[begin Records supplied]
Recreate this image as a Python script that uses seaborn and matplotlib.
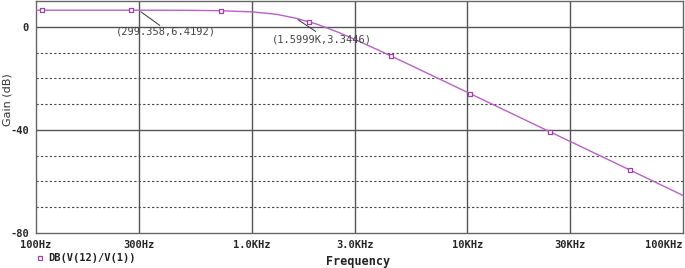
import numpy as np
import pandas as pd
import matplotlib
matplotlib.use("Agg")
import matplotlib.pyplot as plt
import seaborn as sns

# Frequenz (Hz) und Verstärkung (dB)
freq = [100, 200, 300, 500, 700, 1000, 1300, 1600, 2000, 2500, 3000, 4000,
        5000, 7000, 10000, 15000, 20000, 30000, 50000, 70000, 100000]
gain = [6.42, 6.42, 6.42, 6.38, 6.26, 5.80, 4.85, 3.34, 1.05, -2.01, -4.84,
        -9.61, -13.42, -19.23, -25.42, -32.46, -37.46, -44.50, -53.37,
        -59.22, -65.42]

# Marker-Punkte der Kurve
mark_freq = [107, 275, 720, 1845, 4430, 10280, 24150, 56750]
mark_gain = [6.42, 6.42, 6.25, 2.0, -11.35, -25.9, -40.7, -55.6]

xtick_vals = [100, 300, 1000, 3000, 10000, 30000, 100000]
xtick_labels = ["100Hz", "300Hz", "1.0KHz", "3.0KHz", "10KHz", "30KHz", "100KHz"]

curve = pd.DataFrame({"f": freq, "g": gain})
marks = pd.DataFrame({"f": mark_freq, "g": mark_gain})

sns.set_style("white")
mono = "DejaVu Sans Mono"
col = "#b860c8"

W, H = 685, 268
fig = plt.figure(figsize=(W / 100, H / 100), dpi=100)
ax = fig.add_axes([36 / W, 35 / H, 647 / W, 232 / H])


def fpix(x, y):
    # Pixel (von oben links) -> Figurenanteil
    return (x / W, 1 - y / H)


# Gitter
for v in [300, 1000, 3000, 10000, 30000]:
    ax.axvline(v, color="#555555", lw=1.0, zorder=1)
for v in [0, -40]:
    ax.axhline(v, color="#555555", lw=1.0, zorder=1)
for v in [-10, -20, -30, -50, -60, -70]:
    ax.axhline(v, color="#444444", lw=0.8, ls=(0, (2, 2)), zorder=1)

sns.lineplot(data=curve, x="f", y="g", ax=ax, color=col, lw=1.0, zorder=3)
sns.scatterplot(data=marks, x="f", y="g", ax=ax, marker="s", s=12,
                facecolor="white", edgecolor="#a040a8", linewidth=0.9, zorder=4)

ax.set_xscale("log")
ax.set_xlim(100, 100000)
ax.set_ylim(-80, 10)
ax.set_xticks(xtick_vals)
ax.set_xticklabels(xtick_labels, fontfamily=mono, fontweight="bold", fontsize=7.5)
ax.get_xticklabels()[-1].set_ha("right")
ax.xaxis.set_minor_locator(matplotlib.ticker.NullLocator())
ax.set_yticks([0, -40, -80])
ax.set_yticklabels(["0", "-40", "-80"], fontfamily=mono, fontweight="bold", fontsize=7.5)
ax.set_yticks([-10, -20, -30, -50, -60, -70], minor=True)
ax.tick_params(axis="both", which="major", length=3, width=0.8, pad=2, color="#555555")
ax.tick_params(axis="y", which="minor", length=2, width=0.6, color="#555555")
ax.set_xlabel("")
ax.set_ylabel("")
for s in ax.spines.values():
    s.set_color("#666666")
    s.set_linewidth(1.0)

fig.text(*fpix(8, 100), "Gain (dB)", fontsize=8, rotation=90,
         ha="center", va="center", color="#333333")

# Cursor-Beschriftungen
ax.annotate("(299.358,6.4192)", xy=(299.358, 6.4192), xytext=fpix(116, 31),
            textcoords="figure fraction", fontsize=7.5, fontfamily=mono,
            color="#444444", va="center", ha="left")
ax.annotate("", xy=(299.358, 6.4192), xytext=fpix(162, 27),
            textcoords="figure fraction",
            arrowprops=dict(arrowstyle="-", color="#333333", lw=0.7))
ax.annotate("(1.5999K,3.3446)", xy=(1599.9, 3.3446), xytext=fpix(272, 39),
            textcoords="figure fraction", fontsize=7.5, fontfamily=mono,
            color="#444444", va="center", ha="left")
ax.annotate("", xy=(1599.9, 3.3446), xytext=fpix(318, 33),
            textcoords="figure fraction",
            arrowprops=dict(arrowstyle="-", color="#333333", lw=0.7))

fig.text(*fpix(358, 261), "Frequency", fontfamily=mono, fontweight="bold",
         fontsize=8.5, ha="center", va="center", color="#222222")
fig.text(*fpix(48, 258), "DB(V(12)/V(1))", fontfamily=mono, fontweight="bold",
         fontsize=7.5, ha="left", va="center", color="#222222")
lx, ly = fpix(40, 258)
fig.add_artist(plt.Line2D([lx], [ly], marker="s", ms=3.5,
                          mfc="white", mec="#a040a8", mew=0.9, ls=""))

fig.savefig("out.png", dpi=100)
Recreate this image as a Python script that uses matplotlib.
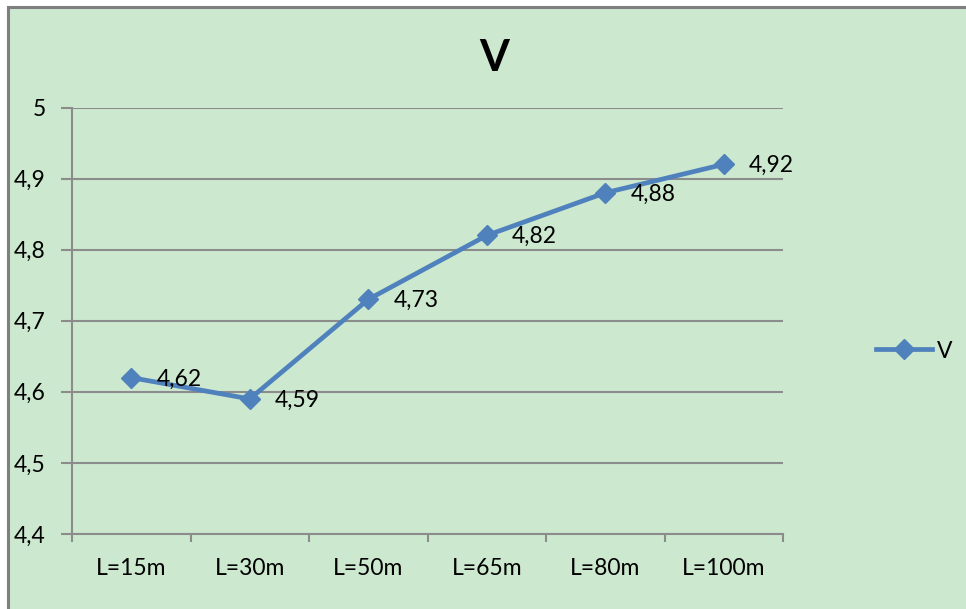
import matplotlib
matplotlib.use("Agg")
import matplotlib.pyplot as plt
from matplotlib.patches import Rectangle
from matplotlib.ticker import FixedLocator, FuncFormatter, NullFormatter

# Data
categories = ["L=15m", "L=30m", "L=50m", "L=65m", "L=80m", "L=100m"]
values = [4.62, 4.59, 4.73, 4.82, 4.88, 4.92]
series_name = "V"
y_ticks = [4.4, 4.5, 4.6, 4.7, 4.8, 4.9, 5.0]

BG = "#CCE8CF"
LINE = "#4F81BD"
GRID = "#8C8C8C"
FONT = "Lato"
FS = 16.5

W, H = 966, 609
fig = plt.figure(figsize=(W / 100, H / 100), dpi=100)
fig.patch.set_facecolor("white")

# Chart area with a gray frame (right and bottom edges run off the canvas)
fig.patches.append(Rectangle((8 / W, -0.1), 1.0, 1.1 - 7 / H,
                             transform=fig.transFigure, facecolor=BG,
                             edgecolor="#7F7F7F", linewidth=2.2, zorder=-10))

ax = fig.add_axes([72 / W, (H - 534) / H, (783 - 72) / W, (534 - 107.5) / H])
ax.set_facecolor("none")

x = [i + 0.5 for i in range(len(categories))]
line, = ax.plot(x, values, color=LINE, linewidth=3.4, marker="D", markersize=10,
                markerfacecolor=LINE, markeredgecolor=LINE, label=series_name,
                zorder=3, clip_on=False)

for xi, v in zip(x, values):
    ax.annotate(f"{v:.2f}".replace(".", ","), (xi, v), xytext=(18, -1),
                textcoords="offset points", ha="left", va="center",
                fontsize=FS, family=FONT, color="black", zorder=4)

ax.set_xlim(0, len(categories))
ax.set_ylim(4.4, 5.0)

# Category axis: ticks at boundaries, labels centred between them
ax.xaxis.set_major_locator(FixedLocator(list(range(len(categories) + 1))))
ax.xaxis.set_major_formatter(NullFormatter())
ax.xaxis.set_minor_locator(FixedLocator(x))
ax.set_xticklabels(categories, minor=True)
ax.tick_params(axis="x", which="major", direction="out", length=6, width=1.5,
               color=GRID)
ax.tick_params(axis="x", which="minor", length=0, pad=17, labelsize=FS)

ax.yaxis.set_major_locator(FixedLocator(y_ticks))
ax.yaxis.set_major_formatter(FuncFormatter(
    lambda v, p: f"{v:.1f}".rstrip("0").rstrip(".").replace(".", ",")
    if abs(v - round(v)) > 1e-9 else f"{int(round(v))}"))
ax.tick_params(axis="y", direction="out", length=8, width=1.5, color=GRID,
               pad=11, labelsize=FS)

for lab in ax.get_xticklabels(minor=True) + ax.get_yticklabels():
    lab.set_family(FONT)

ax.grid(axis="y", color=GRID, linewidth=1.5, zorder=0)
ax.set_axisbelow(True)
for s in ["top", "right"]:
    ax.spines[s].set_visible(False)
for s in ["left", "bottom"]:
    ax.spines[s].set_color(GRID)
    ax.spines[s].set_linewidth(1.5)

fig.text(494 / W, 1 - 58 / H, "V", ha="center", va="center", fontsize=31,
         fontweight="bold", family=FONT)

fig.legend(handles=[line], labels=[series_name], loc="center left",
           bbox_to_anchor=(876 / W, 1 - 351 / H), frameon=False,
           borderaxespad=0, borderpad=0,
           handlelength=2.45, handletextpad=0.2, numpoints=1,
           prop={"family": FONT, "size": FS})

fig.savefig("out.png", dpi=100, facecolor=fig.get_facecolor())
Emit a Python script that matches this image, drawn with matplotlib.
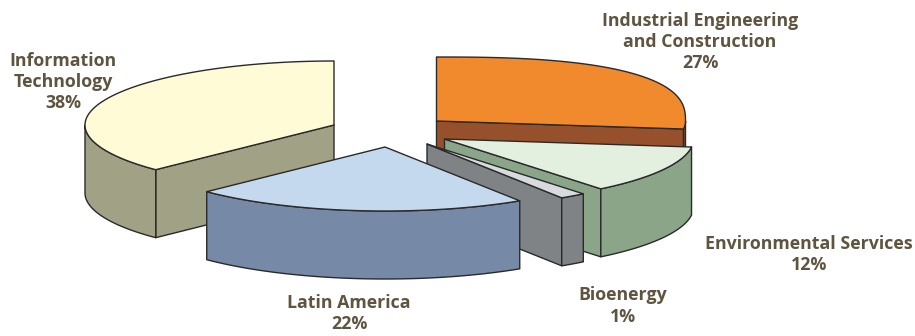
import numpy as np
import matplotlib
matplotlib.use("Agg")
import matplotlib.pyplot as plt
from matplotlib.patches import Polygon

plt.rcParams['font.family'] = ['Open Sans', 'DejaVu Sans']

# clockwise from 12 o'clock
regions = ['Industrial Engineering\nand Construction', 'Environmental Services', 'Bioenergy', 'Latin America', 'Information\nTechnology']
shares = [27.0, 12.2, 1.7, 21.8, 37.3]
share_labels = ['27%', '12%', '1%', '22%', '38%']

top_colors = ['#F1892D', '#E3F0DF', '#D9DADD', '#C5D9EE', '#FFFBD6']
side_colors = ['#96512C', '#8AA587', '#7F8386', '#7689A6', '#A0A185']

# apex of every exploded slice, in pixels
apex_x = [436.5, 444.5, 427, 385, 334]
apex_y = [121, 139, 144, 147, 125]
# the orange slice is drawn fuller than a true ellipse
fullness = [2.6, 2, 2, 2, 2]
label_x = [700, 809, 623, 349, 63]
label_y = [42, 254.5, 306, 313.5, 82]

RX = 249
RY = 64
DEPTH = 68
EDGE = '#2a2a2a'


def rim(cx, cy, a, b, n=60, full=2):
    t = np.deg2rad(np.linspace(a, b, n))
    s, c = np.sin(t), np.cos(t)
    # only the back right quarter gets squared off
    back = (s >= 0) & (c > 0)
    s = np.where(back, np.abs(s)**(2/full), s)
    c = np.where(back, np.abs(c)**(2/full), c)
    return np.column_stack([cx + RX*s, cy - RY*c])


def draw_slice(ax, cx, cy, a, b, top, side, full):
    # side cut facing the viewer
    for ang, visible in ((b, b < 180), (a, a > 180)):
        if visible:
            p = rim(cx, cy, ang, ang, 1)[0]
            pts = [(cx, cy), p, (p[0], p[1]+DEPTH), (cx, cy+DEPTH)]
            ax.add_patch(Polygon(pts, fc=side, ec=EDGE, lw=1, joinstyle='round'))
    # outer wall, only the front half shows
    lo, hi = max(a, 90), min(b, 270)
    if lo < hi:
        r = rim(cx, cy, lo, hi)
        pts = np.vstack([r, r[::-1] + [0, DEPTH]])
        ax.add_patch(Polygon(pts, fc=side, ec=EDGE, lw=1, joinstyle='round'))
    pts = np.vstack([[(cx, cy)], rim(cx, cy, a, b, 120, full)])
    ax.add_patch(Polygon(pts, fc=top, ec=EDGE, lw=1, joinstyle='round'))


fig = plt.figure(figsize=(9.15, 3.36), dpi=100)
ax = fig.add_axes([0, 0, 1, 1])
ax.set_xlim(0, 915)
ax.set_ylim(336, 0)
ax.axis('off')

edges = np.concatenate([[0], np.cumsum(shares)]) / np.sum(shares) * 360

# back to front
for i in [4, 0, 1, 2, 3]:
    draw_slice(ax, apex_x[i], apex_y[i], edges[i], edges[i+1], top_colors[i], side_colors[i], fullness[i])

for i in range(len(regions)):
    ax.text(label_x[i], label_y[i], regions[i] + '\n' + share_labels[i], ha='center', va='center',
            fontsize=12.75, fontweight='bold', color='#5E543F', linespacing=1.22)

fig.savefig('out.png', dpi=100)
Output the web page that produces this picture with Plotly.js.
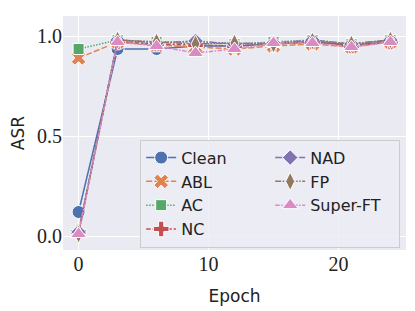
[end Records supplied]
# [Instructions for the task]
Give again, exactly, the lines from the start of the data through the one holding "import seaborn as sns"; omit the pictures.

# [Exercise answer]
Recreate this image as a Python script that uses seaborn and matplotlib.
import numpy as np
import pandas as pd
import matplotlib
matplotlib.use("Agg")
import matplotlib.pyplot as plt
import seaborn as sns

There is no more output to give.